* Goal
Exactly as written, write out the lines below from the first to the one containing "import seaborn as sns", inclusive. Pictures do not belong in the copy.

++++++++

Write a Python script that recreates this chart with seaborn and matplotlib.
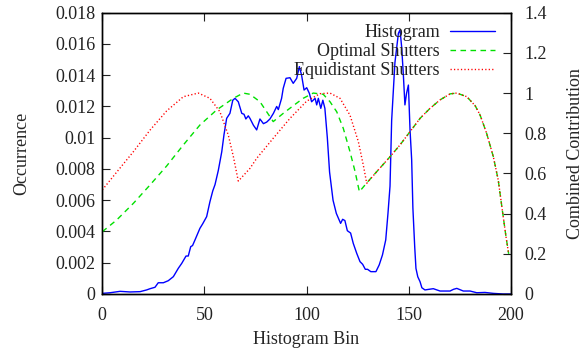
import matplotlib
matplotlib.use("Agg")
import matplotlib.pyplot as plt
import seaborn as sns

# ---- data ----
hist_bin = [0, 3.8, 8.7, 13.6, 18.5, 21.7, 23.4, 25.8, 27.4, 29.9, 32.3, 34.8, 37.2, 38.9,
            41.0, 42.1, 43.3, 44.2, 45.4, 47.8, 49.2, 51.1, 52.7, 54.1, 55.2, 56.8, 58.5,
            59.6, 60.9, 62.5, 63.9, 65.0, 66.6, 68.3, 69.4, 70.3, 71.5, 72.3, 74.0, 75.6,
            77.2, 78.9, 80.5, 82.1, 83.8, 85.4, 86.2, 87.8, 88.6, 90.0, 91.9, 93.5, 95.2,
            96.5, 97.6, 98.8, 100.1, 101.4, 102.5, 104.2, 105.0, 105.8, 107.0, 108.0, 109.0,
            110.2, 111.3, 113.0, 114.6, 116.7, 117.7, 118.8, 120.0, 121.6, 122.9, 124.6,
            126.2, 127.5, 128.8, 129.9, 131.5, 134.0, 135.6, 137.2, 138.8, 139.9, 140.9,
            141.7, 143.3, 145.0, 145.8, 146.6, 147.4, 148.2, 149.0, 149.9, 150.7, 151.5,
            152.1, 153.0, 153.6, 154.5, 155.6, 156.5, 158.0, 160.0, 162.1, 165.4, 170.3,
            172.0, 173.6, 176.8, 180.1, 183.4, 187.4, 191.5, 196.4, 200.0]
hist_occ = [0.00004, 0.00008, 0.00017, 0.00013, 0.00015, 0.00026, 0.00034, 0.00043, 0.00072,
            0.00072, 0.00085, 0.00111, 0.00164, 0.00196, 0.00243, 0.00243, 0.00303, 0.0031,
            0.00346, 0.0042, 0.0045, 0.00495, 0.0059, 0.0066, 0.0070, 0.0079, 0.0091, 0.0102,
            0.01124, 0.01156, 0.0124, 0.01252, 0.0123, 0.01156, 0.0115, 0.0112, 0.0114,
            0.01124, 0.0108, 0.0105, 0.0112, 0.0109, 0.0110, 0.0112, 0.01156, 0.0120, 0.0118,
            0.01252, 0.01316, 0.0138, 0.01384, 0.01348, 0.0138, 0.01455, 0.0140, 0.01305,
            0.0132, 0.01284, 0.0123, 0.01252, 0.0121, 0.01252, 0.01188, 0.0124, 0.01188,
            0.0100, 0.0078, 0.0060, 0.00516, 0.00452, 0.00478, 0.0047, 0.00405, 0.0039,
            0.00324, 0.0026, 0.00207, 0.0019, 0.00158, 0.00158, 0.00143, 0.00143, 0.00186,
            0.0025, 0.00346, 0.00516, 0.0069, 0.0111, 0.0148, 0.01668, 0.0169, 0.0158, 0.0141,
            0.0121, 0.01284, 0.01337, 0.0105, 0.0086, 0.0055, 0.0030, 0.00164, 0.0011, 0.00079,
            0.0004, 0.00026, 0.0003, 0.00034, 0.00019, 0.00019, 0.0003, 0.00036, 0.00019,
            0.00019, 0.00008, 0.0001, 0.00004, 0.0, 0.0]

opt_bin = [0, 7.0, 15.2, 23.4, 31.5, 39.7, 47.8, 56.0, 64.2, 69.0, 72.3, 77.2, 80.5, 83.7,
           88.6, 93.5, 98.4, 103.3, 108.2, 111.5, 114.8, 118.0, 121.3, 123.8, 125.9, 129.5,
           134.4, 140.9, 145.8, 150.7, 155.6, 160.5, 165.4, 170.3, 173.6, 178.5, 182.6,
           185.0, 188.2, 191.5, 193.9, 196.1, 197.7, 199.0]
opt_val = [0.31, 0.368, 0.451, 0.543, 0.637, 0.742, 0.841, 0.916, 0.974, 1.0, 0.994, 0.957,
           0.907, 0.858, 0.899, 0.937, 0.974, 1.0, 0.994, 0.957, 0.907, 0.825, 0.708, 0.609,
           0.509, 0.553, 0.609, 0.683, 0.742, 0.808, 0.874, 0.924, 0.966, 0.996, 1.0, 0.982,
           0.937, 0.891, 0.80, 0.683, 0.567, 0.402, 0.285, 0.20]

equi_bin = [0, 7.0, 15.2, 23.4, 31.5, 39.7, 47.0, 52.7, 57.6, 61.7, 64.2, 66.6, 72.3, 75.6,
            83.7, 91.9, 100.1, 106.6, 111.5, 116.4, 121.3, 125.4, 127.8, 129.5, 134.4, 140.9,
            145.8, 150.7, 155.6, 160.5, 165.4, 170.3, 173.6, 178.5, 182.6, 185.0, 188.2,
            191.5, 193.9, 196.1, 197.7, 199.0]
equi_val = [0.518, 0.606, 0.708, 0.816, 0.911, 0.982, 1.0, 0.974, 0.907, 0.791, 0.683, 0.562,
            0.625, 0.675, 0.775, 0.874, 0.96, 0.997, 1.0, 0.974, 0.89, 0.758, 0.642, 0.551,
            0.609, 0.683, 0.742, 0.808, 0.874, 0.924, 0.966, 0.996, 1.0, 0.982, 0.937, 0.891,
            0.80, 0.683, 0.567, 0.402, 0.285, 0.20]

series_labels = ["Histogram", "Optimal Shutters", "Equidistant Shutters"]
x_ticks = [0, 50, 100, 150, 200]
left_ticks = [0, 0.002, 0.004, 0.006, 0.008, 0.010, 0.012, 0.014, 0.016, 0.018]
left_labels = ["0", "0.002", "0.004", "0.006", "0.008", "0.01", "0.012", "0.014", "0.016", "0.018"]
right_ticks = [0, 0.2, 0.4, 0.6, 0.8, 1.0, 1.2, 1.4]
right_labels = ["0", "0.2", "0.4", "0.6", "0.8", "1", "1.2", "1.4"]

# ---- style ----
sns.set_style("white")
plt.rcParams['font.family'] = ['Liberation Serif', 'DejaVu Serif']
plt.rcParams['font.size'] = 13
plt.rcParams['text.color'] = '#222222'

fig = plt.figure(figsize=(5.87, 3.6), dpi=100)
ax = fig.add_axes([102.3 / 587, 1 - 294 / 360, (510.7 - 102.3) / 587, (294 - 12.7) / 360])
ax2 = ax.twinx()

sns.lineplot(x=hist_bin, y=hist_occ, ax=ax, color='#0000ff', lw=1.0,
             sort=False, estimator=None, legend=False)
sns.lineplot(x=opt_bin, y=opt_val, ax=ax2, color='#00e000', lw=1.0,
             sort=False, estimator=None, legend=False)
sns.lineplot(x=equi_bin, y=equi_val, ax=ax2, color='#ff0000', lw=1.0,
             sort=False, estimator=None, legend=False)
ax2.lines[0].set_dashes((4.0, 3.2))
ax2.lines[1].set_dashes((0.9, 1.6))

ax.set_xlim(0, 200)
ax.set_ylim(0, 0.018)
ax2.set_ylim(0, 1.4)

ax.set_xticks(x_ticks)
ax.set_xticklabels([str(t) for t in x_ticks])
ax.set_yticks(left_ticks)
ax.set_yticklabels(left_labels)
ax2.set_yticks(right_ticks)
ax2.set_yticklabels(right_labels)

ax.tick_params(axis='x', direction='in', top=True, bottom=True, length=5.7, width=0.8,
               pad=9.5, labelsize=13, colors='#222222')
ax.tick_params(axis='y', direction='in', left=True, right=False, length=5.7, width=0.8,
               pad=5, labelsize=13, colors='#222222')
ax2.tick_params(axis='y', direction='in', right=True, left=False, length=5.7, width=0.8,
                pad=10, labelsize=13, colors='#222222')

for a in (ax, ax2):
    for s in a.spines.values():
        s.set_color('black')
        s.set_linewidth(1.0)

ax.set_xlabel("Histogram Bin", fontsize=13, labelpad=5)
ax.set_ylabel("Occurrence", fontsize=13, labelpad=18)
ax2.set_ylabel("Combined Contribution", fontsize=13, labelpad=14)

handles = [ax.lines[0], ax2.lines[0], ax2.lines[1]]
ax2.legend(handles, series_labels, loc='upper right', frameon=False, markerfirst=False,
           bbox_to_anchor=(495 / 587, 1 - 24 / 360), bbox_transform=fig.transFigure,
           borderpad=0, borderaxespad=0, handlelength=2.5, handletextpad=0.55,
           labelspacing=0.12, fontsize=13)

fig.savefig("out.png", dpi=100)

++++++++

* Task result
Write a Python script that recreates this chart with seaborn and matplotlib.
import matplotlib
matplotlib.use("Agg")
import matplotlib.pyplot as plt
import seaborn as sns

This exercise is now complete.